Злясь на все эти сложности, я тоже поднялся и пошел к калитке, которая трижды хлопнула за моей спиной. Этот металлический лязг заставил подскочить задремавшую няньку и чиновника в отставке, погруженного в чтение "Энтрансижан", где красовались последние фотографии югославского короля Александра. Два голубя поднялись в воздух, посвящая солнцу голубизну своего взлета. На улице я все-таки оглянулся... На кончике взгляда, заброшенного, как удочка, в мою сторону, блеснула уклейка. Но она тут же сорвалась с крючка и схватила другую наживку: шерстинку нового вязания.
18
Декабрь обглодал статуи. Из моего окна, вздымавшегося над куполом Сен-Жюльен-ле-Повр, я видел, как дрожат от холода ивы в сквере Вивиани, куда вряд ли придет посидеть в такую погоду незнакомка. По правде сказать, проверить этого я никак не мог. Я схватил хронический бронхит и уже месяц сидел дома на иждивении и попечении того самого социального страхования, которое мсье Резо некогда ставил много ниже прежней взаимопомощи, якобы свободной потому, что зависела она от хозяев. В нем, в этом социальном страховании, благодаря которому я мог существовать, немало хорошего. Развернув газету, я просматривал заголовок за заголовком, одобряя рабочие требования, упорство которых может оценить лишь тот, кто знавал подлинную усталость, волчий голод и боль в отмороженных руках. С некоторого времени - и с позиций, которые мне самому еще казались несколько узковатыми, - я стал интересоваться создававшимся тогда Народным фронтом. Я даже получил членский профсоюзный билет - эту визитную карточку бедноты. Я уже начинал подсмеиваться над неким Хватай-Глотаем, который читал левые газеты из чистого удальства, лишь бы досадить семье. Разумеется, ни сейчас, ни позже я никогда не буду с ними заодно. Этот их тон, эти тяжеловесные эпитеты, пропагандистские "песни голодных" раздражали меня, бойца, считавшего себя достаточно сильным, чтобы в одиночку победить несправедливость, с которой ему приходилось сталкиваться. Но мы еще поговорим об этом...
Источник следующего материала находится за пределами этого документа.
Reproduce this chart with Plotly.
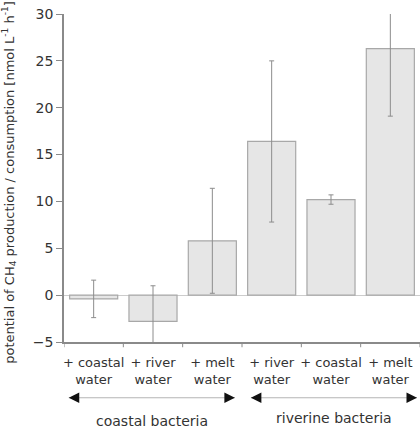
import plotly.graph_objects as go

categories = ["+ coastal<br>water", "+ river<br>water", "+ melt<br>water",
              "+ river<br>water", "+ coastal<br>water", "+ melt<br>water"]
values = [-0.4, -2.8, 5.8, 16.4, 10.2, 26.3]
errors = [2.0, 3.8, 5.6, 8.6, 0.5, 7.2]
groups = ["coastal bacteria", "riverine bacteria"]
y_ticks = [-5, 0, 5, 10, 15, 20, 25, 30]

FONT = "DejaVu Sans"
TXT = "#333333"
AX = "#8a8a8a"

x = list(range(len(categories)))

fig = go.Figure()
fig.add_trace(go.Bar(
    x=x, y=values, width=0.81,
    marker=dict(color="#e6e6e6", line=dict(color="#a8a8a8", width=1.2)),
    error_y=dict(type="data", array=errors, visible=True, color="#8c8c8c",
                 thickness=1, width=2.5),
    showlegend=False,
))

fig.update_layout(
    width=420, height=429,
    margin=dict(l=64, r=0, t=14, b=87),
    paper_bgcolor="white", plot_bgcolor="white",
    font=dict(family=FONT, size=13, color=TXT),
    xaxis=dict(range=[-0.5, 5.5], tickmode="array", tickvals=x, ticktext=categories,
               showline=True, linecolor=AX, linewidth=1.5, ticks="",
               ticklabelstandoff=8, showgrid=False, zeroline=False,
               tickfont=dict(size=13, color=TXT)),
    yaxis=dict(range=[-5, 30], tickmode="array", tickvals=y_ticks,
               showline=True, linecolor=AX, linewidth=1.5, ticks="outside",
               ticklen=6, tickcolor=AX, showgrid=False,
               zeroline=True, zerolinecolor="#cccccc", zerolinewidth=1,
               tickfont=dict(size=14, color=TXT)),
)

# x-axis ticks at category boundaries
bounds = [i - 0.5 for i in range(len(categories) + 1)]
for b in bounds:
    fig.add_shape(type="line", xref="x", yref="paper", x0=b, x1=b, y0=0, y1=-0.016,
                  line=dict(color=AX, width=1))

fig.add_annotation(
    text="potential of CH<sub>4</sub> production / consumption [nmol L<sup>-1</sup> h<sup>-1</sup>]",
    xref="paper", yref="paper", x=-0.153, y=0.487, textangle=-90, showarrow=False,
    font=dict(size=13, color=TXT), xanchor="center", yanchor="middle")

# group arrows
arrow_y = -0.170
spans = [(-0.42, 2.38), (2.65, 5.45)]
label_y = [-0.241, -0.232]
for g, (a, b), ly in zip(groups, spans, label_y):
    fig.add_shape(type="line", xref="x", yref="paper", x0=a, x1=b, y0=arrow_y, y1=arrow_y,
                  line=dict(color="#b5b5b5", width=1))
    fig.add_annotation(x=a, y=arrow_y, xref="x", yref="paper", ax=10, ay=0, text="",
                       showarrow=True, arrowhead=2, arrowsize=1.4, arrowwidth=1.5,
                       arrowcolor="#111111")
    fig.add_annotation(x=b, y=arrow_y, xref="x", yref="paper", ax=-10, ay=0, text="",
                       showarrow=True, arrowhead=2, arrowsize=1.4, arrowwidth=1.5,
                       arrowcolor="#111111")
    fig.add_annotation(x=(a + b) / 2, y=ly, xref="x", yref="paper", text=g,
                       showarrow=False, font=dict(size=14, color=TXT),
                       xanchor="center", yanchor="middle")

fig.write_html("out.html")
- Я принесла тебе чашку бульона, - пробормотала Поль, входя в комнату.
Н-да... Почему, почему ей уже тридцать шесть лет, почему у нее помятые веки в морщинках, почему в волосах рассыпаны седые нити, почему ей приходится подтягивать живот "грацией" и ладонь моя знает, что груди у нее пустые, вялые, как выжатый лимон! Все свои одеяла Поль набросила на меня, и я догадываюсь - вечером она не решится их отобрать, не предложит лечь со мной, как брат с сестрой, и не захочет привлекать внимания, потребовав дополнительный плед, а не раздеваясь нырнет в постель, укрывшись грудой старых пальто. Я не такой уж знаток по части чувств, но я отлично вижу, что за эти полгода ее пресловутое равнодушие сдало и ее непринужденность дала трещину, как вот эта чашка, которую она поставила передо мной.